Out of curiosity, what pricing thread is that?

Our experiences (as a publisher) regarding "price elasticity of demand" have been that there's not as much demand change as people think, even between $.99 and $9.99. Which is to say, if people want a book, they seem to generally pay the asking price; and if they don't especially want the book, even a $.99 price doesn't do that much to entice them.

(Bear in mind too, as you may know, that under $2.99 on Amazon a KDP publisher gets half the income, 35% of the price instead of 70%, so you need to sell twice the delta just to break even. An author/publisher nets $7 on a $9.99 title, but only $.35 on a $.99 title, so you need to sell 20x as many just to break even, and more than 20x for it to be beneficial.)

In our pricing experiments, we haven't seen that high a level of increased buying.
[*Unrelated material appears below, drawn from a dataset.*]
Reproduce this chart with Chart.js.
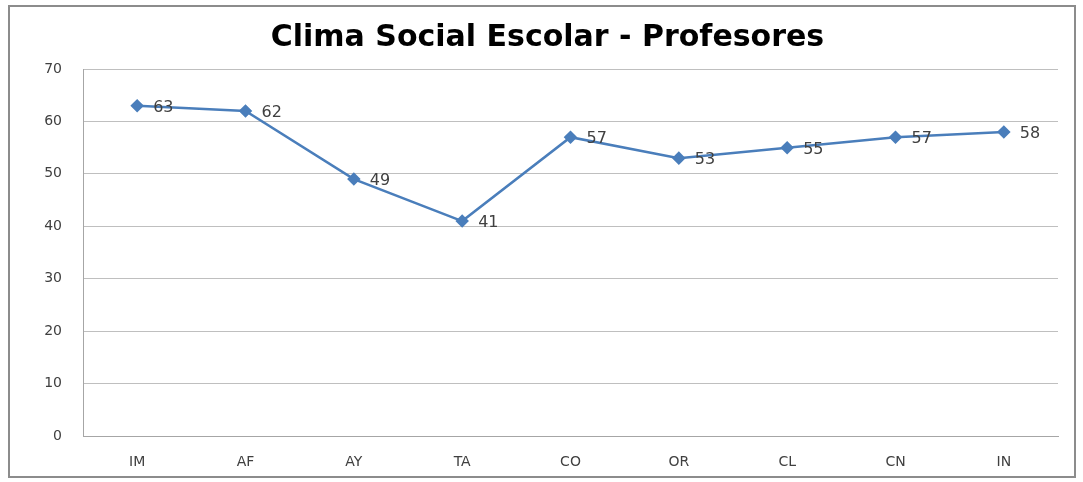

For some titles the number of sales remains the same regardless of price(!), and for some the increased number of sales at lower prices still nets less total income. Hmm.

As a publisher I'd love it if lowering the price earned more income for the author and us, but sadly that hasn't been our experience.

(As for F.451, I'm glad to see it coming out, even though I'm sad it wasn't us doing it! We bid on the rights for Bradbury's backlist, offering what I believe is the highest ebook royalty rate of any publisher, but we don't do print, and S&S apparently did a deal for both. Regardless, my dream is for all books ever published to be available as ebooks, so it's cool to see these come online. What a cool time to be living in.)